Definition: Aid involves economic assistance from one country to another. Usually, aid refers to assistance from the developed world to LDCs – less developed countries
Aid can take various forms:
- Debt Relief – Forgiving debt can save LDCs annual interest payments and leave them more resources for internal investment
- Direct AID- giving food, money and health care supplies directly to the countries in need
- Indirect Aid. Financing the building of infrastructure and communication networks which enable countries to develop
- Cheap Finance. Schemes like Micro aid finance give affordable loans so that countries can benefit from more local entrepreneurship
- Tied Aid. Aid which is dependent on reciprocal benefits such as agreeing to buy goods and services from the donor country.
- Untied Aid. Aid given without any strings attached.
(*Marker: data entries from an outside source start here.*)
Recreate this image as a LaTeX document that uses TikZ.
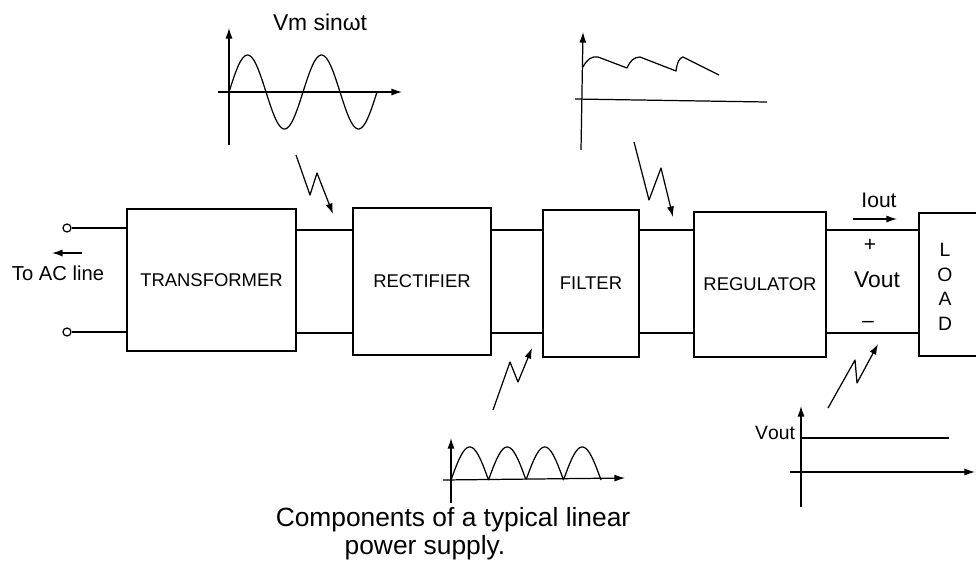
\documentclass[tikz,border=0pt]{standalone}
\usepackage{fontspec}
\setmainfont{Liberation Sans}
\usetikzlibrary{arrows.meta}
\begin{document}
\begin{tikzpicture}[x=0.02cm,y=-0.02cm,
  ln/.style={line width=0.7pt},
  blk/.style={draw,line width=0.7pt,inner sep=0pt,font=\fontsize{10.5}{12}\selectfont},
  term/.style={draw,circle,line width=0.7pt,inner sep=0pt,minimum size=0.16cm},
  arr/.style={line width=0.7pt,-{Latex[length=6pt,width=4pt]}},
  lbl/.style={inner sep=0pt,font=\fontsize{12}{14}\selectfont},
  captxt/.style={inner sep=0pt,font=\fontsize{15}{17}\selectfont}]
\useasboundingbox (0,0) rectangle (976,565);
% blocks
\node[blk,minimum width=3.38cm,minimum height=2.84cm] (trans) at (211.5,280) {TRANSFORMER};
\node[blk,minimum width=2.76cm,minimum height=2.94cm] (rect) at (422,281.5) {RECTIFIER};
\node[blk,minimum width=1.92cm,minimum height=2.94cm] (filt) at (591,283.5) {FILTER};
\node[blk,minimum width=2.64cm,minimum height=2.90cm] (reg) at (760,284.5) {REGULATOR};
\node[blk,minimum width=1.82cm,minimum height=2.86cm] (load) at (964.5,284.5) {};
\node[inner sep=0pt,align=center,font=\fontsize{11}{14}\selectfont] (loadtxt) at (945,287) {L\\O\\A\\D};
% connecting lines
\coordinate (ytop) at (0,230);
\coordinate (ybot) at (0,333);
\node[term] (t1) at (67,228) {};
\node[term] (t2) at (67,332) {};
\draw[ln] (t1.east) -- (trans.west |- t1);
\draw[ln] (t2.east) -- (trans.west |- t2);
\foreach \a/\b in {trans/rect,rect/filt,filt/reg,reg/load}{
  \draw[ln] (\a.east |- ytop) -- (\b.west |- ytop);
  \draw[ln] (\a.east |- ybot) -- (\b.west |- ybot);
}
% AC line
\coordinate (acA) at (82,253);
\coordinate (acB) at (52,253);
\draw[arr] (acA) -- (acB);
\node[lbl,font=\fontsize{11.5}{14}\selectfont] (ac) at (58,273) {To AC line};
% output labels
\coordinate (ioA) at (853,219);
\coordinate (ioB) at (897,219);
\draw[arr] (ioA) -- (ioB);
\node[lbl] (iout) at (879,200) {Iout};
\node[lbl] (plus) at (870,245) {+};
\node[lbl,font=\fontsize{13}{15}\selectfont] (vout) at (877,280) {Vout};
\node[lbl] (minus) at (868,324) {\textendash};
% sine graph
\draw[arr] (229,145) -- (229,28);
\draw[arr] (218,92) -- (402,92);
\draw[ln] plot[domain=0:148,samples=120] ({229+\x},{92-37*sin(\x/74*360)});
\node[lbl,font=\fontsize{13}{15}\selectfont] (vm) at (320,22) {Vm sinωt};
% filter graph
\draw[arr] (581,150) -- (583,32);
\draw[ln] (575,99) -- (767,102);
\draw[ln,line join=round] (583,67) .. controls (587,59) and (592,56) .. (598,57) -- (627,68)
  .. controls (630,61) and (634,57) .. (640,57) -- (676,71)
  .. controls (677,63) and (679,58) .. (683,57) -- (719,75);
% rectified graph
\draw[arr] (451,503) -- (451,438);
\draw[arr] (443,480) -- (625,478);
\draw[ln] plot[domain=0:150,samples=160] ({451+\x},{480-33*abs(sin(\x/37.5*180))});
% output graph
\draw[arr] (801,507) -- (801,406);
\draw[arr] (790,472) -- (975,472);
\draw[ln] (801,438) -- (949,438);
\node[lbl,font=\fontsize{11}{13}\selectfont] (vlev) at (775,433) {V\textsc{out}};
% lightning arrows
\draw[arr,line join=round] (296,155) -- (310,195) -- (317,173) -- (333,214);
\draw[arr,line join=round] (634,142) -- (649,200) -- (661,168) -- (673,217);
\draw[arr,line join=round] (493,410) -- (510,362) -- (518,382) -- (532,348);
\draw[arr,line join=round] (828,408) -- (855,360) -- (857,383) -- (878,344);
% caption
\node[captxt] (cap1) at (453,520) {Components of a typical linear};
\node[captxt] (cap2) at (425,548) {power supply.};
\end{tikzpicture}
\end{document}
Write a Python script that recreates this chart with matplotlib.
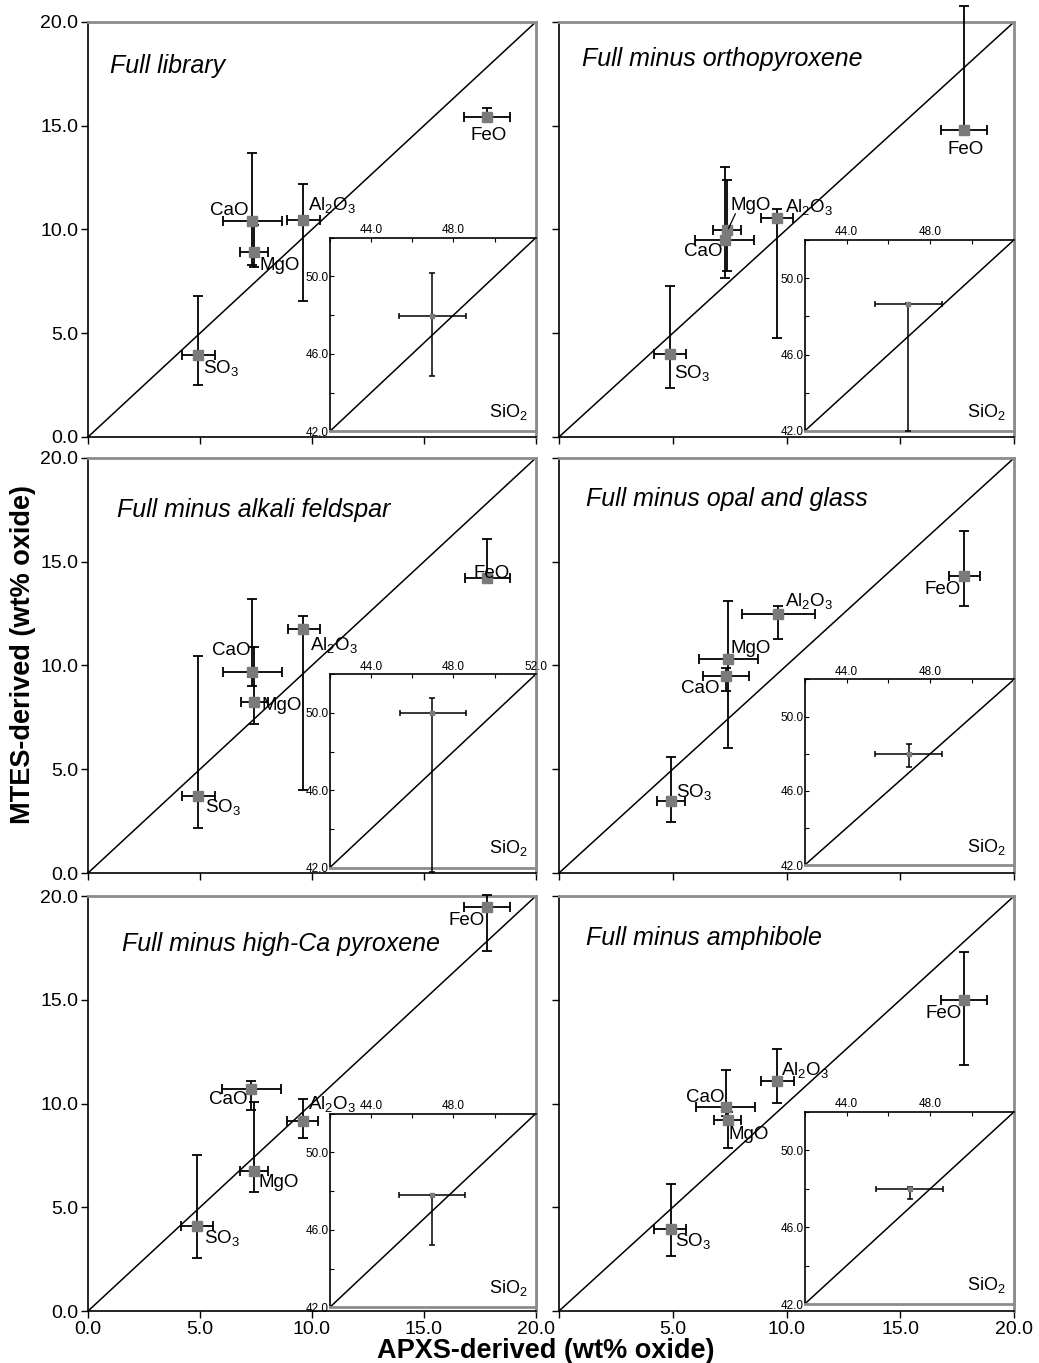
import matplotlib
matplotlib.use('Agg')
import matplotlib.pyplot as plt

plt.rcParams['font.family'] = ['Liberation Sans', 'DejaVu Sans']
plt.rcParams['mathtext.default'] = 'regular'

# ---- data (wt% oxide), order of oxides below ----
oxides = ['SO$_3$', 'CaO', 'MgO', 'Al$_2$O$_3$', 'FeO']
titles = ['Full library', 'Full minus orthopyroxene',
          'Full minus alkali feldspar', 'Full minus opal and glass',
          'Full minus high-Ca pyroxene', 'Full minus amphibole']

# APXS-derived (x) with low / high error ends, one row per panel
apxs = [[4.90, 7.34, 7.42, 9.60, 17.80],
        [4.89, 7.29, 7.39, 9.58, 17.78],
        [4.90, 7.34, 7.42, 9.60, 17.80],
        [4.92, 7.33, 7.42, 9.62, 17.81],
        [4.89, 7.29, 7.40, 9.59, 17.81],
        [4.91, 7.32, 7.42, 9.59, 17.80]]
apxs_lo = [[4.18, 6.03, 6.80, 8.90, 16.80],
           [4.17, 5.98, 6.79, 8.88, 16.78],
           [4.20, 6.03, 6.85, 8.92, 16.83],
           [4.31, 6.33, 6.14, 8.03, 17.13],
           [4.16, 5.98, 6.78, 8.90, 16.81],
           [4.19, 6.00, 6.80, 8.90, 16.79]]
apxs_hi = [[5.65, 8.65, 8.03, 10.34, 18.83],
           [5.59, 8.59, 8.00, 10.30, 18.79],
           [5.65, 8.65, 8.03, 10.34, 18.83],
           [5.53, 8.34, 8.73, 11.23, 18.51],
           [5.60, 8.60, 8.02, 10.29, 18.84],
           [5.60, 8.62, 8.00, 10.32, 18.80]]

# MTES-derived (y) with low / high error ends
mtes = [[3.94, 10.40, 8.92, 10.45, 15.43],
        [3.99, 9.50, 9.95, 10.56, 14.78],
        [3.70, 9.68, 8.23, 11.75, 14.20],
        [3.49, 9.47, 10.32, 12.48, 14.29],
        [4.11, 10.69, 6.76, 9.17, 19.47],
        [3.94, 9.81, 9.20, 11.09, 15.00]]
mtes_lo = [[2.49, 8.30, 8.20, 6.56, 15.35],
           [2.38, 7.66, 7.99, 4.75, 14.78],
           [2.18, 8.99, 7.16, 3.98, 14.20],
           [2.48, 8.77, 6.02, 11.28, 12.88],
           [2.57, 9.68, 5.75, 8.35, 17.34],
           [2.63, 9.40, 7.88, 10.03, 11.84]]
mtes_hi = [[6.78, 13.70, 10.20, 12.20, 15.87],
           [7.29, 13.00, 12.37, 10.97, 20.77],
           [10.45, 13.20, 10.88, 12.40, 16.10],
           [5.57, 9.90, 13.12, 12.88, 16.48],
           [7.54, 11.09, 10.08, 10.21, 20.06],
           [6.12, 11.60, 9.60, 12.61, 17.29]]

# SiO2 (inset), one value per panel
sio2_apxs = [46.97, 46.95, 46.97, 47.00, 46.96, 47.02]
sio2_apxs_lo = [45.36, 45.35, 45.39, 45.36, 45.34, 45.40]
sio2_apxs_hi = [48.60, 48.55, 48.60, 48.57, 48.57, 48.60]
sio2_mtes = [47.97, 48.66, 50.00, 48.00, 47.77, 48.00]
sio2_mtes_lo = [44.85, 42.00, 41.75, 47.30, 45.20, 47.46]
sio2_mtes_hi = [50.20, 48.70, 50.76, 48.50, 47.77, 48.10]

# ---- layout: label anchors (data coords), title anchors, inset boxes ----
label_pos = [
    [(5.14, 3.30, 'left'), (6.30, 10.90, 'center'), (7.65, 8.25, 'left'), (9.83, 11.17, 'left'), (17.90, 14.55, 'center')],
    [(5.05, 3.10, 'left'), (6.35, 8.95, 'center'), (7.52, 11.16, 'left'), (9.93, 11.08, 'left'), (17.85, 13.86, 'center')],
    [(5.22, 3.18, 'left'), (6.42, 10.72, 'center'), (7.75, 8.07, 'left'), (9.90, 11.00, 'left'), (18.03, 14.41, 'center')],
    [(5.16, 3.89, 'left'), (6.22, 8.90, 'center'), (7.54, 10.82, 'left'), (9.93, 13.09, 'left'), (16.88, 13.65, 'center')],
    [(5.17, 3.50, 'left'), (6.25, 10.21, 'center'), (7.63, 6.20, 'left'), (9.84, 9.97, 'left'), (16.93, 18.80, 'center')],
    [(5.09, 3.38, 'left'), (6.42, 10.29, 'center'), (7.43, 8.53, 'left'), (9.74, 11.60, 'left'), (16.90, 14.36, 'center')],
]
title_pos = [(1.0, 17.9), (1.0, 18.2), (1.3, 17.5), (1.2, 18.0), (1.5, 17.7), (1.2, 18.0)]
inset_box = [(10.8, 0.27, 9.2, 9.33), (10.8, 0.29, 9.2, 9.21), (10.8, 0.26, 9.2, 9.32),
             (10.8, 0.38, 9.2, 8.95), (10.8, 0.18, 9.2, 9.34), (10.8, 0.34, 9.2, 9.26)]

fig = plt.figure(figsize=(10.39, 13.63), dpi=100)
lefts = [0.0847, 0.538]
widths = [0.431, 0.438]
bottoms = [0.6794, 0.3595, 0.0381]
height = 0.3045

GRAY = '#8c8c8c'
MARK = '#7a7a7a'

for i in range(6):
    row, col = divmod(i, 2)
    ax = fig.add_axes([lefts[col], bottoms[row], widths[col], height])
    ax.set_xlim(0, 20)
    ax.set_ylim(0, 20)
    ax.plot([0, 20], [0, 20], color='black', lw=1.1, zorder=1)
    for s in ['left', 'bottom']:
        ax.spines[s].set_color('black')
        ax.spines[s].set_linewidth(1.2)
    for s in ['top', 'right']:
        ax.spines[s].set_color(GRAY)
        ax.spines[s].set_linewidth(2.0)
    ax.set_xticks([0, 5, 10, 15, 20])
    ax.set_yticks([0, 5, 10, 15, 20])
    ax.tick_params(direction='out', length=5, width=1.0, labelsize=14, pad=2)

    if col == 0:
        ax.set_yticklabels(['0.0', '5.0', '10.0', '15.0', '20.0'])
    else:
        ax.set_yticklabels([])
    if row == 2:
        if col == 0:
            ax.set_xticklabels(['0.0', '5.0', '10.0', '15.0', '20.0'])
        else:
            ax.set_xticklabels(['', '5.0', '10.0', '15.0', '20.0'])
    else:
        ax.set_xticklabels([])

    x = apxs[i]
    y = mtes[i]
    xerr = [[x[k] - apxs_lo[i][k] for k in range(5)], [apxs_hi[i][k] - x[k] for k in range(5)]]
    yerr = [[y[k] - mtes_lo[i][k] for k in range(5)], [mtes_hi[i][k] - y[k] for k in range(5)]]
    ax.errorbar(x, y, xerr=xerr, yerr=yerr, fmt='s', color=MARK, ms=6.5, mec=MARK,
                ecolor='black', elinewidth=1.3, capsize=3.5, capthick=1.3,
                clip_on=False, zorder=3)

    for k, name in enumerate(oxides):
        lx, ly, ha = label_pos[i][k]
        ax.text(lx, ly, name, fontsize=13.5, ha=ha, va='center', zorder=4)
    if i == 1:
        # leader line from MgO label to its point
        ax.plot([7.75, 7.45], [10.75, 10.05], color='black', lw=0.9, zorder=4)

    tx, ty = title_pos[i]
    ax.text(tx, ty, titles[i], fontsize=18, style='italic', ha='left', va='center')

    # SiO2 inset
    ins = ax.inset_axes(inset_box[i], transform=ax.transData)
    ins.set_xlim(42, 52)
    ins.set_ylim(42, 52)
    ins.plot([42, 52], [42, 52], color='black', lw=1.1)
    ins.spines['left'].set_color('black')
    ins.spines['top'].set_color('black')
    ins.spines['left'].set_linewidth(1.2)
    ins.spines['top'].set_linewidth(1.2)
    ins.spines['right'].set_color(GRAY)
    ins.spines['bottom'].set_color(GRAY)
    ins.spines['right'].set_linewidth(2.0)
    ins.spines['bottom'].set_linewidth(2.0)
    ins.xaxis.tick_top()
    ins.set_xticks([42, 44, 46, 48, 50, 52])
    if i == 2:
        ins.set_xticklabels(['', '44.0', '', '48.0', '', '52.0'])
    else:
        ins.set_xticklabels(['', '44.0', '', '48.0', '', ''])
    ins.set_yticks([42, 44, 46, 48, 50, 52])
    ins.set_yticklabels(['42.0', '', '46.0', '', '50.0', ''])
    ins.tick_params(direction='in', length=3, width=0.8, labelsize=8.5, pad=1)
    sx, sy = sio2_apxs[i], sio2_mtes[i]
    ins.errorbar([sx], [sy],
                 xerr=[[sx - sio2_apxs_lo[i]], [sio2_apxs_hi[i] - sx]],
                 yerr=[[sy - sio2_mtes_lo[i]], [sio2_mtes_hi[i] - sy]],
                 fmt='s', color=MARK, ms=3.5, mec=MARK, ecolor='black',
                 elinewidth=1.1, capsize=2.5, capthick=1.1, clip_on=False, zorder=3)
    ins.text(51.6, 43.0, 'SiO$_2$', fontsize=13, ha='right', va='center')

fig.text(0.022, 0.52, 'MTES-derived (wt% oxide)', rotation=90, fontsize=19.5,
         fontweight='bold', ha='center', va='center')
fig.text(0.525, 0.004, 'APXS-derived (wt% oxide)', fontsize=19.5,
         fontweight='bold', ha='center', va='baseline')

fig.savefig('out.png', dpi=100)
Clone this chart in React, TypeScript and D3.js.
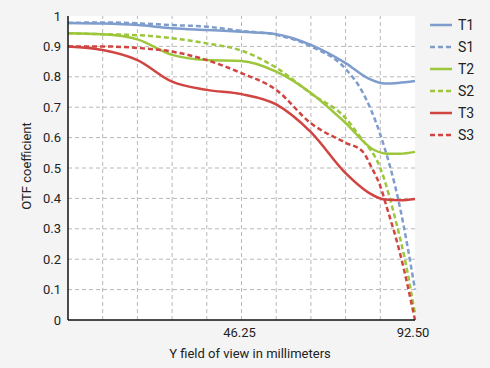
import * as d3 from "d3";
import React from "react";

type Pt = [number, number];

// field positions in mm, OTF values
const xTicks = [46.25, 92.5];
const yTicks = [0, 0.1, 0.2, 0.3, 0.4, 0.5, 0.6, 0.7, 0.8, 0.9, 1];

const t1: Pt[] = [[0, 0.977], [9.25, 0.975], [18.5, 0.97], [27.75, 0.96], [37, 0.954], [46.25, 0.948], [55.5, 0.94], [64.75, 0.905], [74, 0.845], [80, 0.795], [84.5, 0.778], [88, 0.78], [92.5, 0.786]];
const s1: Pt[] = [[0, 0.977], [9.25, 0.979], [18.5, 0.976], [27.75, 0.97], [37, 0.965], [46.25, 0.951], [55.5, 0.938], [64.75, 0.9], [74, 0.826], [78.5, 0.75], [83.25, 0.61], [88.5, 0.37], [92.5, 0.1]];
const t2: Pt[] = [[0, 0.943], [9.25, 0.94], [18.5, 0.923], [27.75, 0.872], [37, 0.855], [46.25, 0.852], [55.5, 0.817], [64.75, 0.747], [74, 0.648], [81.5, 0.56], [85, 0.547], [88.5, 0.547], [92.5, 0.553]];
const s2: Pt[] = [[0, 0.943], [9.25, 0.94], [18.5, 0.937], [27.75, 0.927], [37, 0.91], [46.25, 0.886], [55.5, 0.83], [64.75, 0.745], [74, 0.664], [78, 0.6], [83.25, 0.5], [87.7, 0.31], [89.8, 0.2], [92.5, 0.02]];
const t3: Pt[] = [[0, 0.9], [9.25, 0.888], [18.5, 0.855], [27.75, 0.784], [37, 0.757], [46.25, 0.743], [55.5, 0.709], [64.75, 0.618], [74, 0.483], [80, 0.42], [84.5, 0.396], [88.5, 0.394], [92.5, 0.398]];
const s3: Pt[] = [[0, 0.9], [9.25, 0.9], [18.5, 0.895], [27.75, 0.883], [37, 0.855], [46.25, 0.812], [55.5, 0.757], [64.75, 0.647], [74, 0.583], [78.5, 0.555], [81, 0.5], [83.25, 0.44], [85, 0.37], [88.5, 0.22], [92.5, 0]];

const series = [
  { name: "T1", data: t1, color: "#7f9dcc", dashed: false },
  { name: "S1", data: s1, color: "#7f9dcc", dashed: true },
  { name: "T2", data: t2, color: "#9cc63b", dashed: false },
  { name: "S2", data: s2, color: "#9cc63b", dashed: true },
  { name: "T3", data: t3, color: "#d04541", dashed: false },
  { name: "S3", data: s3, color: "#d04541", dashed: true },
];

const W = 490;
const H = 368;
const m = { left: 68, right: 75, top: 16, bottom: 48 };
const font = "Roboto, sans-serif";

export default function App() {
  const x = d3.scaleLinear().domain([0, 92.5]).range([m.left, W - m.right]);
  const y = d3.scaleLinear().domain([0, 1]).range([H - m.bottom, m.top]);
  const line = d3
    .line<Pt>()
    .x((d) => x(d[0]))
    .y((d) => y(d[1]))
    .curve(d3.curveMonotoneX);

  const gridX = d3.range(1, 10).map((i) => i * 9.25);
  const gridY = d3.range(1, 10).map((i) => i / 10);

  return (
    <svg
      width={W}
      height={H}
      style={{ position: "absolute", left: 0, top: 0, background: "#f4f4f4" }}
      fontFamily={font}
    >
      <rect x={m.left} y={y(1)} width={x(92.5) - m.left} height={y(0) - y(1)} fill="#fff" />
      <g stroke="#b8b8b8" strokeWidth={1} strokeDasharray="4,3">
        {gridX.map((v) => (
          <line key={"gx" + v} x1={x(v)} x2={x(v)} y1={y(0)} y2={y(1)} />
        ))}
        {gridY.map((v) => (
          <line key={"gy" + v} x1={x(0)} x2={x(92.5)} y1={y(v)} y2={y(v)} />
        ))}
      </g>
      {series.map((s) => (
        <path
          key={s.name}
          d={line(s.data) || ""}
          fill="none"
          stroke={s.color}
          strokeWidth={2.5}
          strokeDasharray={s.dashed ? "5,3" : undefined}
        />
      ))}
      <line x1={x(0)} x2={x(0)} y1={y(1)} y2={y(0)} stroke="#111" strokeWidth={1.5} />
      <line x1={x(0)} x2={x(92.5)} y1={y(0)} y2={y(0)} stroke="#111" strokeWidth={1.5} />
      {yTicks.map((v) => (
        <text key={"yt" + v} x={m.left - 7} y={y(v)} dy="0.35em" textAnchor="end" fontSize={13} fill="#222">
          {d3.format("~g")(v)}
        </text>
      ))}
      {xTicks.map((v) => (
        <text key={"xt" + v} x={x(v) - 2} y={y(0) + 17} textAnchor="middle" fontSize={13} fill="#222">
          {d3.format(".2f")(v)}
        </text>
      ))}
      <text x={250} y={358} textAnchor="middle" fontSize={13} fill="#222">
        Y field of view in millimeters
      </text>
      <text transform="translate(31,166) rotate(-90)" textAnchor="middle" fontSize={13} fill="#222">
        OTF coefficient
      </text>
      {series.map((s, i) => (
        <g key={"lg" + s.name} transform={`translate(430,${25 + i * 22})`}>
          <line x1={0} x2={22} y1={0} y2={0} stroke={s.color} strokeWidth={2.5} strokeDasharray={s.dashed ? "5,3" : undefined} />
          <text x={28} y={0} dy="0.35em" fontSize={14} fill="#222">
            {s.name}
          </text>
        </g>
      ))}
    </svg>
  );
}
- Bilateral aid. Aid given directly from one country to another
- Multilateral aid. Aid given from one country to an international organisation which is then distributed to a variety of different countries. For example, the Red Cross and Oxfam.
The disputed effectiveness of aid
- Aid to poor countries is a controversial issue. Supporters argue targeted aid can help countries deal with natural disasters and improve infrastructure.
- Critics of aid argue that it can either encourage aid dependency or be misused and misdirected.
- The effectiveness of aid depends on how it is managed and how it is distributed.
- Critics of aid argue encourage trade is a more powerful way to increase economic welfare because this encourages self-sufficiency and is more sustainable in the long term.